Pas d’illusion[1] donc, « toute passion, quelque apparence éthérée qu’elle se donne, trouve sa racine dans l’instinct sexuel » et rien de plus. En 1851, Il propose même, dans « Parerga et Paralipomena » le « dilemme du hérisson » : cette métaphore décrit un groupe de porcs épics qui, cherchant à se réchauffer mutuellement durant l’hiver glacial, sont malgré tout contraints de maintenir une distance prudente entre eux pour éviter de se blesser avec leurs piquants.
Une fois réglé la question de l’amour, assez abruptement il faut l’avouer, l’homme qui parvient à s’en affranchir peut se tourner vers la relation qu’il entretient avec la vie et avec la mort.
À SUIVRE
[1] Ne soyons pas naïfs, la philosophie de Schopenhauer est fondée, en partie, sur l’observation de lui-même, de ses expériences et de ses échecs, en particulier dans le domaine amoureux.
De ce point de vue, à 21 ans, alors qu'il est étudiant à Gotha, Arthur Schopenhauer brûle d'un amour passionné pour Caroline Jagemann, actrice de théâtre et maîtresse du duc Charles-Auguste. Le jeune Arthur déclare alors à sa mère : « J'épouserais cette femme, même si je la trouverais au bord d'une route en train de casser des pierres ». Mais Caroline Jagemann est anoblie par le duc, ce qui ne laisse aucune chance au jeune Arthur. Il tente néanmoins sa chance en lui dédiant, sans succès, un joli poème.
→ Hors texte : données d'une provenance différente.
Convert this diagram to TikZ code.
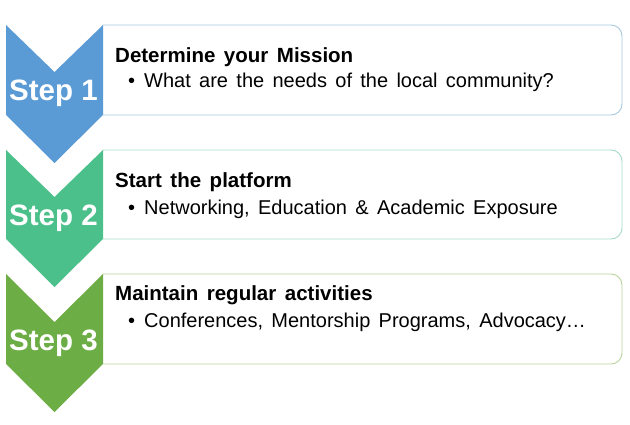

Il se rabat alors sur une autre actrice, Caroline Medon, avec qui il entretient une liaison secrète à partir de 1821. Cette seconde Caroline a des relations avec plusieurs amants, que lui permettaient sa beauté et le milieu très libre du théâtre dans lequel elle se trouvait.
En mai 1822 dix mois après le départ de Schopenhauer pour un second voyage en Italie, Caroline Medon mit au monde un enfant d’un autre homme. Schopenhauer, qui gardera de l’affection pour elle jusqu’à la fin de sa vie au point de la coucher sur son testament, en voulut toujours à cet enfant de la trahison. C’est ainsi qu’en 1831, Schopenhauer souhaita quitter Berlin avec Caroline Medon, mais le projet échoua car il refusa d’emmener avec eux son fils de Caroline comme elle l’aurait souhaité et il déménagea seul à Francfort, déçu et vexé (Sur les amours contrariés de notre philosophe, voir également mon billet, « L’orgueil angoissé de Schopenhauer », 23 octobre 2023).